Merriam Webster is amusing on the etymology:

Words frequently change their meanings, and some even will go from meaning one thing to meaning something almost opposite (such as “nice”, which in its earliest use meant “lewd, wanton, dissolute”). Tedious is not one of these words; its meanings may have shifted over the centuries, but they have always had something to do with irksome, boring, or overlong things. The word comes from the Latin taedēre, meaning “to disgust or weary.” Tedious has been in use since the 15th century and has been included in hundreds of dictionaries, although perhaps none have rendered so poetic and succinct a definition as Nathaniel Bailey’s entry in his 1756 New Universal Etymological English Dictionary: “Wearisome by continuance.”

Tedium and interest

I can’t prove this, but tedium is not the opposite of “interesting”. There is an intermediate purgatorial state which is not particularly interesting in any meaningful sense of the word, but is not especially tedious either. Bruce Springsteen’s album Nebraska, for example.

Tedium describes any activity which, when you stand back and look at it, serves no real purpose, however formally emollient it may feel.

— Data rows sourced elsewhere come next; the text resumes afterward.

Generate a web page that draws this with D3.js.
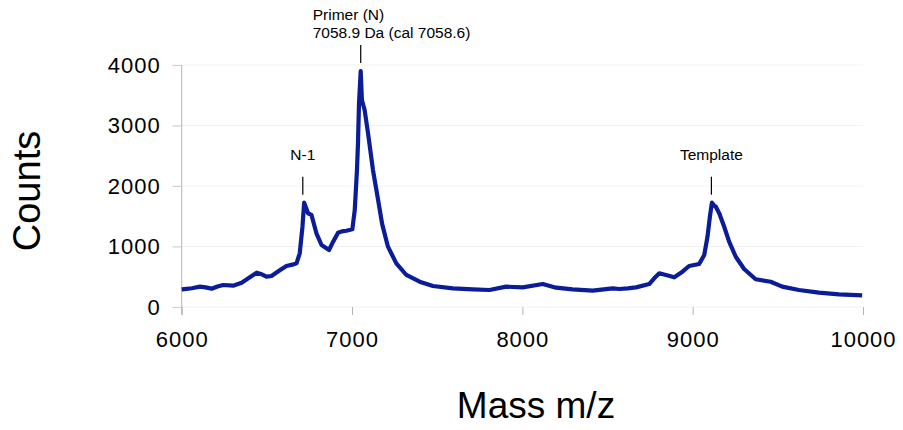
<!DOCTYPE html>
<html>
<head>
<meta charset="utf-8">
<script src="https://cdn.jsdelivr.net/npm/d3@7"></script>
<style>
  body { margin: 0; background: #fff; }
  text { font-family: "Liberation Sans", Arial, sans-serif; fill: #000; }
</style>
</head>
<body>
<svg id="chart" width="903" height="430"></svg>
<script>
// spectrum
var mass = [6000, 6030, 6060, 6107, 6140, 6176, 6210, 6244, 6302, 6352, 6391, 6440, 6470, 6498, 6527, 6576, 6615, 6650, 6674, 6693, 6709, 6719, 6730, 6742, 6762, 6791,
  6821, 6865, 6889, 6918, 6940, 6967, 7002, 7016, 7029, 7035, 7041, 7051, 7058, 7074, 7094, 7123, 7153, 7177, 7211, 7260, 7319,
  7397, 7475, 7592, 7709, 7807, 7905, 8002, 8120, 8198, 8295, 8413, 8530, 8569, 8618, 8667, 8745, 8774, 8804, 8843, 8892,
  8940, 8979, 9038, 9068, 9087, 9101, 9113, 9125, 9136, 9156, 9185, 9214, 9253, 9302, 9370, 9458, 9526, 9624, 9741, 9859, 9995]
var counts = [290, 300, 310, 336, 325, 303, 340, 364, 352, 402, 474, 567, 540, 501, 512, 606, 678, 700, 722, 887, 1327, 1724, 1640, 1548, 1521, 1218,
  1025, 942, 1080, 1228, 1250, 1261, 1284, 1603, 2264, 2705, 3367, 3900, 3421, 3256, 2871, 2264, 1769, 1370, 997, 722, 529,
  418, 347, 309, 292, 281, 336, 325, 380, 319, 292, 270, 309, 298, 309, 325, 380, 474, 557, 529, 491,
  584, 678, 711, 860, 1162, 1493, 1724, 1680, 1658, 1548, 1327, 1080, 831, 628, 458, 418, 336, 281, 237, 209, 193]

var xTicks = [6000, 7000, 8000, 9000, 10000]
var yTicks = [0, 1000, 2000, 3000, 4000]

var peakLabels = [["N-1"], ["Primer (N)", "7058.9 Da (cal 7058.6)"], ["Template"]]
var peakMass = [6711, 7051, 9110]
var peakCounts = [1724, 3900, 1724]

var svg = d3.select("#chart")

var x = d3.scaleLinear().domain([6000, 10000]).range([181.7, 863])
var y = d3.scaleLinear().domain([0, 4000]).range([307, 65])

// faint gridlines
svg.append("g").selectAll("line")
  .data(yTicks)
  .join("line")
  .attr("x1", 172).attr("x2", 863)
  .attr("y1", d => y(d)).attr("y2", d => y(d))
  .attr("stroke", "#f2f2f2")

var yAxis = svg.append("g")
  .attr("transform", "translate(" + x(6000) + ",0)")
  .call(d3.axisLeft(y).tickValues(yTicks).tickSize(9).tickPadding(12).tickFormat(d3.format("d")))
yAxis.select(".domain").attr("stroke", "#b5b5b5").attr("d", "M0," + y(4000) + "V" + (y(0) + 8))
yAxis.selectAll(".tick line").attr("stroke", "#d0d0d0")
yAxis.selectAll(".tick text").style("font-size", "22px").style("letter-spacing", "1px")
  .style("font-family", "Liberation Sans, Arial, sans-serif").attr("fill", "#000")

var xAxis = svg.append("g")
  .attr("transform", "translate(0," + y(0) + ")")
  .call(d3.axisBottom(x).tickValues(xTicks).tickSize(8).tickPadding(16).tickFormat(d3.format("d")))
xAxis.select(".domain").remove()
xAxis.selectAll(".tick line").attr("stroke", "#b5b5b5")
xAxis.selectAll(".tick text").style("font-size", "22px").style("letter-spacing", "1px")
  .style("font-family", "Liberation Sans, Arial, sans-serif").attr("fill", "#000")

// spectrum line
var line = d3.line()
  .x((d, i) => x(mass[i]))
  .y(d => y(d))

svg.append("path")
  .datum(counts)
  .attr("d", line)
  .attr("fill", "none")
  .attr("stroke", "#0a1c98")
  .attr("stroke-width", 4.2)
  .attr("stroke-linejoin", "round")

// peak markers
peakLabels.forEach(function(lab, i) {
  var px = x(peakMass[i])
  var py = y(peakCounts[i])
  var g = svg.append("g")
  g.append("line")
    .attr("x1", px).attr("x2", px)
    .attr("y1", py - 26).attr("y2", py - 8)
    .attr("stroke", "#000").attr("stroke-width", 1.2)
  if (lab.length == 1) {
    g.append("text")
      .attr("x", px).attr("y", py - 43)
      .attr("text-anchor", "middle")
      .style("font-size", "15.5px")
      .text(lab[0])
  } else {
    lab.forEach(function(t, j) {
      g.append("text")
        .attr("x", px - 48).attr("y", py - 51 + j * 18)
        .style("font-size", "15.5px")
        .text(t)
    })
  }
})

// axis titles
svg.append("text")
  .attr("transform", "translate(40,191) rotate(-90)")
  .attr("text-anchor", "middle")
  .style("font-size", "38px")
  .text("Counts")

svg.append("text")
  .attr("x", 536).attr("y", 418)
  .attr("text-anchor", "middle")
  .style("font-size", "37px")
  .text("Mass m/z")
</script>
</body>
</html>
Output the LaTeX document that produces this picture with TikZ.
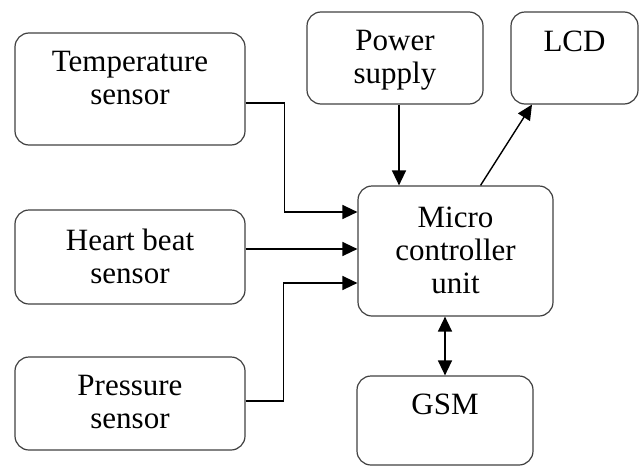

Given how utterly pervasive it is in modern corporate life, it is extraordinary no more research has been done into what tedium is and why we are obliged to endure it.

If, as a young clerk, re-dating a stack of trust deeds at 3 in the morning after a bished execution[1], you have ever regarded the clock, shaken your head and asked yourself, “is there really no better way to do this?” then you have looked into the tedial abyss. Careful, lest it looks back into you.

Superficial tedium versus intrinsic tedium

Most meetings are tedious. Almost all operating committees are. But — and loathe as I am to speak a word in support of these ghastly assemblies, here goes — the idea of an opco isn’t utterly stupid: in a large organisation oversight of the distributed governance is important, so the onus is on those presenting at opcos to present material that is innately important, and therefore interesting — and no, internal audit, that does not include news of your own internal reorganisation — in a way that is likely to impact somehow on the consciousness of those poor saps required to attend.

VARY YOUR TONE, FOR GOD’S SAKE. LEARN THE BASIC RUDIMENTS OF HOW TO ADDRESS A LARGE GROUP OF PEOPLE.

Speak to your slides: don’t just read the godforsaken things out.

The third law of worker entropy

The JC’s third law of worker entropy, also known as “the law of inevitable tedium”: There is a 100% correlation between

(i) activities that, however important they might seem, in fact have no value, and
(ii) activities that are tedious.

All other things being equal, if an activity is tedious, it is wasteful. If it is wasteful, you shouldn’t do it.

If an activity is 25% tedious it is 25% wasteful.

See also

References

  1. You may think this has the searing scar of verisimilitude about it. You would be right.